“But even for the faith follower, a basic level of intellectual understanding is indispensable to spiritual progress, and this is something Nāgārjuna goes on to illustrate later in the Precious Garland. It is not enough to store up merit by making offerings to shrines and stūpas, by chanting the sacred scriptures, or even by moral action. You have to engage with the deeper truth of things, and this must involve the intellect as well as the emotions, wisdom as well as faith. Ultimately we are looking for a quality of wisdom that supersedes conventional understanding. The term wisdom is therefore open to misunderstanding if it is distinguished from faith in too rigid a way. Wisdom is not a cognitive as distinct from an emotional faculty. One cannot speak of wisdom in terms either of ‘knowing’ or of ‘feeling’. It is both, once it is experienced at a high enough level. It is an intuitive understanding and also an intuitive feeling. In other words, at a higher level there is no real distinction between faith and wisdom, or devotion and understanding. They are not experienced separately or even jointly. It is comparable to the experience of being deeply engaged in a conversation. You are thinking and feeling at the same time, and it is not possible to distinguish between the two: the thought is the feeling and the feeling is the thought. The attainment of wisdom is like this, albeit at a much higher level.
So Nāgārjuna’s aim in the Precious Garland is not to generate an understanding of the Dharma in the king, but to generate the Dharma itself, just as the Buddha is described not as speaking about the Dharma, but as speaking Dharma. Nāgārjuna doesn’t want to talk about the truth. He wants to awaken the truth. He is reminding the king of his inherent potential for Enlightenment, for establishing the practices and becoming thereby a vessel of the Dharma.

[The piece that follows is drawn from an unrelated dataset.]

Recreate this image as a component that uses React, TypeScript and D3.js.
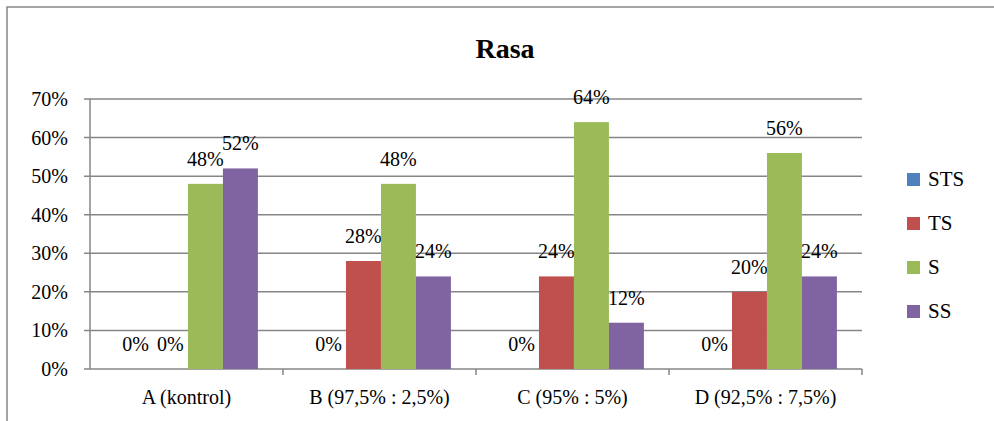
import React from "react";
import * as d3 from "d3";

const categories = ["A (kontrol)", "B (97,5% : 2,5%)", "C (95% : 5%)", "D (92,5% : 7,5%)"];
const seriesNames = ["STS", "TS", "S", "SS"];
const STS = [0, 0, 0, 0];
const TS = [0, 0.28, 0.24, 0.2];
const S = [0.48, 0.48, 0.64, 0.56];
const SS = [0.52, 0.24, 0.12, 0.24];
const colors = ["#4F81BD", "#C0504D", "#9BBB59", "#8064A2"];
const yTicks = [0, 0.1, 0.2, 0.3, 0.4, 0.5, 0.6, 0.7];
const title = "Rasa";

export default function App() {
  const W = 994, H = 421;
  const left = 90, right = 862, top = 99, bottom = 369;
  const values = [STS, TS, S, SS];
  const x0 = d3.scaleBand().domain(categories).range([left, right]).padding(0);
  const bw = x0.bandwidth();
  const x1 = d3.scaleBand().domain(seriesNames).range([bw * 0.145, bw * 0.87]).padding(0);
  const y = d3.scaleLinear().domain([0, 0.7]).range([bottom, top]);
  const fmt = (v) => `${Math.round(v * 100)}%`;

  return (
    <svg width={W} height={H} style={{ position: "absolute", left: 0, top: 0, background: "#fff" }}>
      <rect x={7} y={7} width={990} height={420} fill="#fff" stroke="#868686" strokeWidth={1.5} />
      <text x={505} y={58} textAnchor="middle" fontSize={28} fontWeight="bold" style={{ fontFamily: `"Liberation Serif"` }}>{title}</text>
      {yTicks.map((t) => (
        <g key={t}>
          <line x1={left - 6} x2={right} y1={y(t)} y2={y(t)} stroke="#868686" strokeWidth={1.5} />
          <text x={68} y={y(t) + 7} textAnchor="end" fontSize={20} style={{ fontFamily: `"Liberation Serif"` }}>{fmt(t)}</text>
        </g>
      ))}
      <line x1={left} x2={left} y1={top} y2={bottom} stroke="#868686" strokeWidth={1.5} />
      {categories.map((c, i) => (
        <g key={c}>
          <line x1={x0(c) + bw} x2={x0(c) + bw} y1={bottom} y2={bottom + 6} stroke="#868686" strokeWidth={1.5} />
          <text x={x0(c) + bw / 2} y={404} textAnchor="middle" fontSize={20} style={{ fontFamily: `"Liberation Serif"` }}>{c}</text>
          {seriesNames.map((s, j) => {
            const v = values[j][i];
            const bx = x0(c) + x1(s);
            return (
              <g key={s}>
                {v > 0 && (
                  <rect x={bx} y={y(v)} width={x1.bandwidth()} height={bottom - y(v)} fill={colors[j]} />
                )}
                <text x={bx + x1.bandwidth() / 2} y={y(v) - 18} textAnchor="middle" fontSize={20} style={{ fontFamily: `"Liberation Serif"` }}>{fmt(v)}</text>
              </g>
            );
          })}
        </g>
      ))}
      {seriesNames.map((s, j) => (
        <g key={s} transform={`translate(907, ${179 + j * 44})`}>
          <rect x={0} y={-6} width={13} height={13} fill={colors[j]} />
          <text x={21} y={7} fontSize={21} style={{ fontFamily: `"Liberation Serif"` }}>{s}</text>
        </g>
      ))}
    </svg>
  );
}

Through faith one relies on the practices,
Through wisdom one truly knows,
Of these two, wisdom is the chief,
Faith is its prerequisite.
To summarize this verse: it is through faith that you are able to commit yourself to the practices and it is through the practices that you achieve high status. It is then through wisdom that you attain definite goodness and break the hold on your mind of the desire for happiness and high status.
Nāgārjuna’s interpretation of faith here seems to be pitched at quite a low level; he seems to be suggesting that it is relatively unimportant compared with wisdom. It is true that the word ‘wisdom’ implies intellectual cognition, and by definition gives the emotional side of things less emphasis. But to think of it in this way is to miss the heart of the matter. To understand the true relationship between faith and wisdom we do well to consider the teaching of the five spiritual faculties. Here, faith and wisdom are equal and coordinate, each balancing the other, without any suggestion that faith is somehow less important than wisdom. Following this teaching, one cannot say that wisdom is the ‘chief’ over faith any more than faith is the ‘chief’ over wisdom. One might just as well say that wisdom is the prerequisite of faith as that faith is the prerequisite of wisdom.”